This Article is From Dec 09, 2015

Photoblog: Hope, More Rain and a Mission Unaccomplished in Flooded Chennai

The sun played cruel hide and seek with Chennai on Friday morning, as dark clouds loomed after a brief dry spell and heavy rains soon lashed the city again.
 

After a brief dry spell, dark clouds roll menacingly over Chennai. Heavy rain has hit the city again.

Up on a helicopter that meant a relief mission could be not be completed and food and water that had to be dropped for those marooned in some parts of the city was brought back to the Tambaram Air Force base from where we had taken off.

Large parts of Chennai along the Adyar and Cooum rivers are still inundated, and while water levels have come down in low lying areas, there are thousands of people in hundreds of buildings still cut off with essential supplies running out.  
 

Hundreds of buildings are still marooned and thousands of people are without food and water.

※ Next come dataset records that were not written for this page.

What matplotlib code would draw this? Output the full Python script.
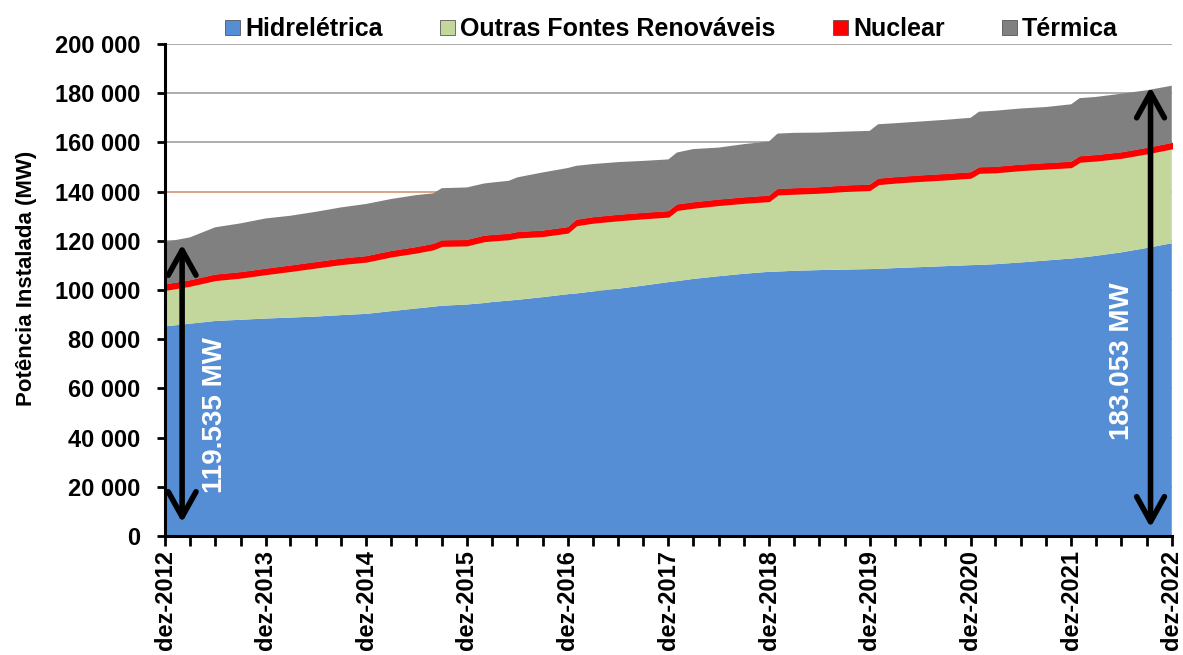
import numpy as np
import pandas as pd
import matplotlib
matplotlib.use('Agg')
import matplotlib.pyplot as plt
import matplotlib.dates as mdates
from matplotlib.patches import Patch

plt.rcParams['font.family'] = ['Liberation Sans', 'DejaVu Sans']

# Potência instalada por fonte (MW), leitura do gráfico
meses = ['2012-12', '2013-03', '2013-06', '2013-09', '2013-12', '2014-03', '2014-06', '2014-09',
         '2014-12', '2015-03', '2015-06', '2015-08', '2015-09', '2015-12', '2016-02', '2016-03',
         '2016-05', '2016-06', '2016-09', '2016-12', '2017-01', '2017-03', '2017-06', '2017-09',
         '2017-12', '2018-01', '2018-03', '2018-06', '2018-09', '2018-12', '2019-01', '2019-03',
         '2019-06', '2019-09', '2019-12', '2020-01', '2020-03', '2020-06', '2020-09', '2020-12',
         '2021-01', '2021-03', '2021-06', '2021-09', '2021-12', '2022-01', '2022-03', '2022-06',
         '2022-09', '2022-12']

hidreletrica = [85200, 86300, 87400, 87900, 88400, 88800, 89200, 89800, 90300, 91400,
                92500, 93200, 93600, 94100, 94700, 95100, 95700, 96000, 97100, 98300,
                98600, 99400, 100500, 101800, 103200, 103600, 104500, 105600, 106600, 107400,
                107500, 107800, 108100, 108300, 108500, 108600, 108900, 109300, 109700, 110100,
                110200, 110500, 111200, 112000, 112800, 113100, 113900, 115300, 117100, 119000]

outras = [15000, 15600, 16800, 17300, 18200, 19100, 20100, 20900, 21400, 22400,
          22900, 23500, 24500, 24200, 25300, 25200, 25100, 25500, 25000, 25200,
          27900, 28100, 28000, 27500, 26800, 29100, 29100, 29100, 29000, 28900,
          31500, 31500, 31600, 32100, 32300, 34600, 34900, 35200, 35400, 35700,
          37600, 37500, 37700, 37500, 37300, 39200, 38900, 38600, 38600, 38710]

nuclear = [1990, 1990, 1990, 1990, 1990, 1990, 1990, 1990, 1990, 1990,
           1990, 1990, 1990, 1990, 1990, 1990, 1990, 1990, 1990, 1990,
           1990, 1990, 1990, 1990, 1990, 1990, 1990, 1990, 1990, 1990,
           1990, 1990, 1990, 1990, 1990, 1990, 1990, 1990, 1990, 1990,
           1990, 1990, 1990, 1990, 1990, 1990, 1990, 1990, 1990, 1990]

termica = [17300, 17500, 19300, 19900, 20500, 20300, 20500, 20900, 21300, 21200,
           21200, 20600, 21300, 21400, 21300, 21400, 21600, 22300, 23700, 24100,
           22000, 21700, 21500, 21200, 21100, 21200, 21700, 21200, 21700, 22100,
           22600, 22600, 22300, 22000, 21900, 22200, 22000, 22000, 22100, 22200,
           22700, 22900, 22900, 22900, 23400, 23700, 23700, 23900, 23500, 23350]

nomes = ['Hidrelétrica', 'Outras Fontes Renováveis', 'Nuclear', 'Térmica']
cores = ['#558ED5', '#C3D69B', '#FF0000', '#808080']

anos = ['2012', '2013', '2014', '2015', '2016', '2017', '2018', '2019', '2020', '2021', '2022']

# anotações (total inicial e final)
total_ini = 119535
total_fim = 183053

datas = pd.to_datetime(meses, format='%Y-%m')

fig = plt.figure(figsize=(11.83, 6.55), dpi=100)
ax = fig.add_axes([0.1395, 0.1817, 0.851, 0.7511])

polys = ax.stackplot(datas, hidreletrica, outras, nuclear, termica,
                     colors=cores, linewidth=0, zorder=2)
polys[2].set_edgecolor('#FF0000')
polys[2].set_linewidth(1.3)

# grade
for v in range(20000, 200001, 20000):
    ax.axhline(v, color='#A6A6A6', lw=1.3, zorder=1)
ax.axhline(140000, color='#DFA78A', lw=1.3, zorder=1.5)

ax.set_ylim(0, 200000)
ax.set_xlim(pd.Timestamp('2012-12-01'), pd.Timestamp('2022-12-01'))

ax.set_yticks(range(0, 200001, 20000))
ax.set_yticklabels([f'{v:,}'.replace(',', ' ') for v in range(0, 200001, 20000)],
                   fontsize=17, fontweight='bold')

ax.set_xticks([pd.Timestamp(a + '-12-01') for a in anos])
ax.set_xticklabels(['dez-' + a for a in anos], rotation=90, fontsize=17, fontweight='bold')
ax.xaxis.set_minor_locator(mdates.MonthLocator(bymonth=[3, 6, 9, 12]))

ax.tick_params(axis='y', direction='out', length=6, width=2, pad=12)
ax.tick_params(axis='x', which='both', direction='out', length=7, width=2, pad=3)

for s in ['top', 'right']:
    ax.spines[s].set_visible(False)
for s in ['left', 'bottom']:
    ax.spines[s].set_linewidth(2.2)
    ax.spines[s].set_zorder(5)

ax.set_ylabel('Potência Instalada (MW)', fontsize=16, fontweight='bold')
ax.yaxis.set_label_coords(-0.127, 0.523)

# setas
seta = dict(arrowstyle='<->,head_length=0.9,head_width=0.5', lw=4, color='black',
            mutation_scale=20, shrinkA=0, shrinkB=0)
ax.annotate('', xy=(pd.Timestamp('2013-02-01'), 118500), xytext=(pd.Timestamp('2013-02-01'), 5500),
            arrowprops=seta, zorder=6)
ax.annotate('', xy=(pd.Timestamp('2022-09-15'), 182500), xytext=(pd.Timestamp('2022-09-15'), 3500),
            arrowprops=seta, zorder=6)

ax.text(pd.Timestamp('2013-06-01'), 49000, f'{total_ini:,}'.replace(',', '.') + ' MW',
        rotation=90, color='white', fontsize=20, fontweight='bold',
        ha='center', va='center', zorder=7)
ax.text(pd.Timestamp('2022-06-05'), 71000, f'{total_fim:,}'.replace(',', '.') + ' MW',
        rotation=90, color='white', fontsize=20, fontweight='bold',
        ha='center', va='center', zorder=7)

handles = [Patch(facecolor=c, edgecolor='#404040', linewidth=0.5) for c in cores]
fig.legend(handles, nomes, loc='upper center', bbox_to_anchor=(0.5676, 1.008), ncol=4,
           frameon=False, prop={'size': 18, 'weight': 'bold'},
           handlelength=0.6, handleheight=0.6, handletextpad=0.2, columnspacing=2.3)

fig.savefig('out.png', dpi=100)
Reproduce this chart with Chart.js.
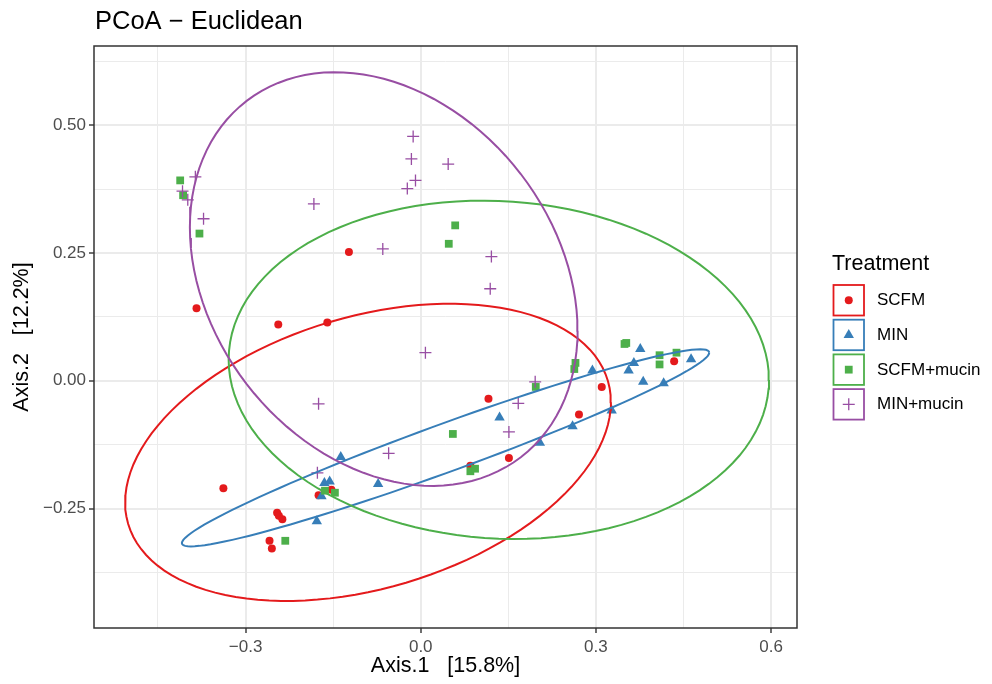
<!DOCTYPE html>
<html>
<head>
<meta charset="utf-8">
<title>PCoA − Euclidean</title>
<script src="https://cdn.jsdelivr.net/npm/chart.js@4.4.1/dist/chart.umd.min.js"></script>
<style>
  html, body { margin: 0; padding: 0; background: #ffffff; }
  #wrap { width: 992px; height: 684px; }
</style>
</head>
<body>
<div id="wrap"><canvas id="pcoa" width="992" height="684"></canvas></div>
<script>
const ctx = document.getElementById('pcoa');

// sample scores on Axis.1 / Axis.2, one pair of arrays per treatment
const scfmX = [-0.123, -0.384, -0.244, -0.160, 0.116, 0.151, 0.085, -0.153, -0.175, -0.338, -0.246, -0.243, -0.237, -0.259, -0.255, 0.310, 0.271, 0.434];
const scfmY = [0.252, 0.142, 0.110, 0.114, -0.035, -0.151, -0.166, -0.213, -0.224, -0.210, -0.258, -0.264, -0.271, -0.313, -0.328, -0.012, -0.066, 0.038];

const minX = [0.135, -0.137, -0.073, -0.165, -0.156, -0.170, -0.178, 0.376, 0.463, 0.365, 0.356, 0.294, 0.381, 0.416, 0.327, 0.260, 0.204];
const minY = [-0.072, -0.149, -0.202, -0.200, -0.197, -0.226, -0.275, 0.062, 0.042, 0.035, 0.020, 0.020, -0.002, -0.005, -0.058, -0.089, -0.121];

const scfmMucinX = [-0.412, -0.407, -0.379, 0.059, 0.048, 0.055, 0.085, 0.093, -0.164, -0.147, -0.232, 0.352, 0.349, 0.409, 0.438, 0.409, 0.265, 0.263, 0.197];
const scfmMucinY = [0.392, 0.363, 0.288, 0.304, 0.268, -0.104, -0.177, -0.172, -0.215, -0.219, -0.313, 0.074, 0.072, 0.050, 0.055, 0.032, 0.035, 0.023, -0.012];

const minMucinX = [-0.386, -0.408, -0.399, -0.372, -0.183, -0.013, -0.016, 0.047, -0.009, -0.023, -0.065, 0.121, 0.119, 0.008, -0.175, 0.167, 0.151, -0.055, -0.177, 0.196];
const minMucinY = [0.399, 0.371, 0.354, 0.317, 0.346, 0.478, 0.434, 0.424, 0.392, 0.376, 0.258, 0.243, 0.180, 0.055, -0.045, -0.044, -0.100, -0.142, -0.180, -0.002];

const treatments = ['SCFM', 'MIN', 'SCFM+mucin', 'MIN+mucin'];

// 95% ellipses: centre, half-extent on each axis, and x/y correlation
const ellipseCenterX = [-0.0903, 0.0425, 0.1337, -0.0634];
const ellipseCenterY = [-0.140, -0.1312, 0.0215, 0.199];
const ellipseSpreadX = [0.416, 0.4516, 0.4627, 0.332];
const ellipseSpreadY = [0.2907, 0.1928, 0.3309, 0.4046];
const ellipseCorr = [0.337, 0.966, -0.06, -0.25];

// axis breaks
const xMajor = [-0.3, 0, 0.3, 0.6];
const xTickLabels = ['\u22120.3', '0.0', '0.3', '0.6'];
const xMinor = [-0.45, -0.15, 0.15, 0.45];
const yMajor = [-0.25, 0, 0.25, 0.5];
const yTickLabels = ['\u22120.25', '0.00', '0.25', '0.50'];
const yMinor = [-0.375, -0.125, 0.125, 0.375, 0.625];

const colours = ['#E41A1C', '#377EB8', '#4DAF4A', '#984EA3'];
const shapes = [
  { pointStyle: 'circle', radius: 4, borderWidth: 0 },
  { pointStyle: 'triangle', radius: 6, borderWidth: 0 },
  { pointStyle: 'rect', radius: 5.5, borderWidth: 0 },
  { pointStyle: 'cross', radius: 6, borderWidth: 1.3 }
];

const FONT = '"Liberation Sans", Arial, sans-serif';
Chart.defaults.font.family = FONT;

const groupsX = [scfmX, minX, scfmMucinX, minMucinX];
const groupsY = [scfmY, minY, scfmMucinY, minMucinY];

// outline of one ellipse as a closed path in data units
function ellipsePoints(i) {
  const pts = [];
  const r = ellipseCorr[i];
  const s = Math.sqrt(1 - r * r);
  const n = 120;
  for (let k = 0; k <= n; k++) {
    const t = (2 * Math.PI * k) / n;
    pts.push({
      x: ellipseCenterX[i] + ellipseSpreadX[i] * Math.cos(t),
      y: ellipseCenterY[i] + ellipseSpreadY[i] * (r * Math.cos(t) + s * Math.sin(t))
    });
  }
  return pts;
}

const datasets = [];
treatments.forEach((name, i) => {
  datasets.push({
    label: name + ' ellipse',
    data: ellipsePoints(i),
    showLine: true,
    fill: false,
    tension: 0,
    borderColor: colours[i],
    borderWidth: 2,
    pointRadius: 0,
    order: 3 - i
  });
});
treatments.forEach((name, i) => {
  datasets.push({
    label: name,
    data: groupsX[i].map((x, k) => ({ x: x, y: groupsY[i][k] })),
    pointStyle: shapes[i].pointStyle,
    pointRadius: shapes[i].radius,
    pointBorderWidth: shapes[i].borderWidth,
    backgroundColor: colours[i],
    borderColor: colours[i],
    showLine: false,
    order: 7 - i
  });
});

function gridStyle(major, minor) {
  const isMinor = (c) => c.tick && minor.includes(c.tick.value);
  return {
    color: '#EBEBEB',
    lineWidth: (c) => (isMinor(c) ? 1 : 2),
    drawTicks: true,
    tickLength: 5,
    tickWidth: 1.4,
    tickColor: (c) => (isMinor(c) ? 'rgba(0,0,0,0)' : '#333333')
  };
}

// panel frame, title and the treatment key
const decorations = {
  id: 'decorations',
  afterDraw(chart) {
    const c = chart.ctx;
    const a = chart.chartArea;
    c.save();
    c.strokeStyle = '#333333';
    c.lineWidth = 1.5;
    c.strokeRect(a.left, a.top, a.right - a.left, a.bottom - a.top);

    c.fillStyle = '#000000';
    c.textAlign = 'left';
    c.textBaseline = 'alphabetic';
    c.font = '25.5px ' + FONT;
    c.fillText('PCoA \u2212 Euclidean', a.left + 1, 28.5);

    c.font = '21.5px ' + FONT;
    c.fillText('Treatment', 832, 270);

    treatments.forEach((name, i) => {
      const top = 285 + i * 34.7;
      c.strokeStyle = colours[i];
      c.lineWidth = 1.8;
      c.strokeRect(833.5, top, 30.5, 30.5);

      c.fillStyle = colours[i];
      c.strokeStyle = colours[i];
      c.lineWidth = shapes[i].borderWidth || 1;
      Chart.helpers.drawPoint(c, {
        pointStyle: shapes[i].pointStyle,
        radius: shapes[i].radius,
        rotation: 0,
        borderWidth: shapes[i].borderWidth
      }, 848.75, top + 15.25);

      c.fillStyle = '#000000';
      c.font = '17px ' + FONT;
      c.textBaseline = 'middle';
      c.fillText(name, 877, top + 15.5);
      c.textBaseline = 'alphabetic';
    });
    c.restore();
  }
};

new Chart(ctx, {
  type: 'scatter',
  data: { datasets: datasets },
  plugins: [decorations],
  options: {
    responsive: false,
    animation: false,
    devicePixelRatio: 1,
    layout: { padding: { top: 46, right: 195, left: 0, bottom: 0 } },
    plugins: {
      legend: { display: false },
      tooltip: { enabled: false },
      title: { display: false }
    },
    scales: {
      x: {
        type: 'linear',
        min: -0.5596,
        max: 0.6444,
        afterBuildTicks: (scale) => {
          scale.ticks = xMajor.concat(xMinor).sort((p, q) => p - q).map(v => ({ value: v }));
        },
        afterFit: (scale) => { scale.height = 56; },
        ticks: {
          autoSkip: false,
          maxRotation: 0,
          padding: 4,
          color: '#4D4D4D',
          font: { size: 17 },
          callback: (value) => {
            const i = xMajor.indexOf(value);
            return i >= 0 ? xTickLabels[i] : '';
          }
        },
        grid: gridStyle(xMajor, xMinor),
        border: { display: false },
        title: {
          display: true,
          text: 'Axis.1   [15.8%]',
          color: '#000000',
          font: { size: 21.5, lineHeight: 1.2 },
          padding: { top: 0, bottom: 5 }
        }
      },
      y: {
        type: 'linear',
        min: -0.4836,
        max: 0.6549,
        afterBuildTicks: (scale) => {
          scale.ticks = yMajor.concat(yMinor).sort((p, q) => p - q).map(v => ({ value: v }));
        },
        afterFit: (scale) => { scale.width = 94; },
        ticks: {
          autoSkip: false,
          padding: 3,
          color: '#4D4D4D',
          font: { size: 17 },
          callback: (value) => {
            const i = yMajor.indexOf(value);
            return i >= 0 ? yTickLabels[i] : '';
          }
        },
        grid: gridStyle(yMajor, yMinor),
        border: { display: false },
        title: {
          display: true,
          text: 'Axis.2   [12.2%]',
          color: '#000000',
          font: { size: 21.5, lineHeight: 1.2 },
          padding: { top: 9, bottom: 0 }
        }
      }
    }
  }
});
</script>
</body>
</html>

Air Force officials said 25% of the flooding still remains and will take days to return to normal. The Air Force has been running multiple sorties every day to air-drop relief in the flooded areas of India's fourth largest city.
 

In the MI-17 helicopter, three Air Force personnel begin their third relief mission of the day. Certainly not their last trip today.

Electricity has been cut off in these flooded areas as a precaution as rescue work was hampered due to live electricity wires from broken poles falling into the water. Some deaths were reported from electrocution.
 

On the wet roads of Chennai, a spot of irony from signboards in Nungambakkam.

At the Tambaram Air Base, about 20 km from Chennai, food and relief material is piled up waiting to be loaded on choppers that then fly out to air-drop them. There are also thousands of bottles of packaged water with Tamil Nadu Chief Minister J Jayalalithaa's picture. It's called Amma Drinking Water and has been sent by her government.
 

Water, courtesy Amma. Thousands of such bottles of packaged water with Chief Minister J Jayalalithaa's photo have been sent by the Tamil Nadu government to be distributed to people.

We took off from Tambaram at 1:30 pm in an MI-17 military chopper, and headed towards the south east areas of Chennai to air-drop food and water packages.

From the helicopter most areas along the Adyar and Cooum rivers were largely inundated. It was a sea with buildings like islands in it. Some building complexes and areas seemed to have been abandoned with no human movements visible. At some others, people on terraces looked on at the chopper with anticipation.

We had been in the air for about 40 minutes when it began to rain and the chopper had to return to base without being able to complete the mission.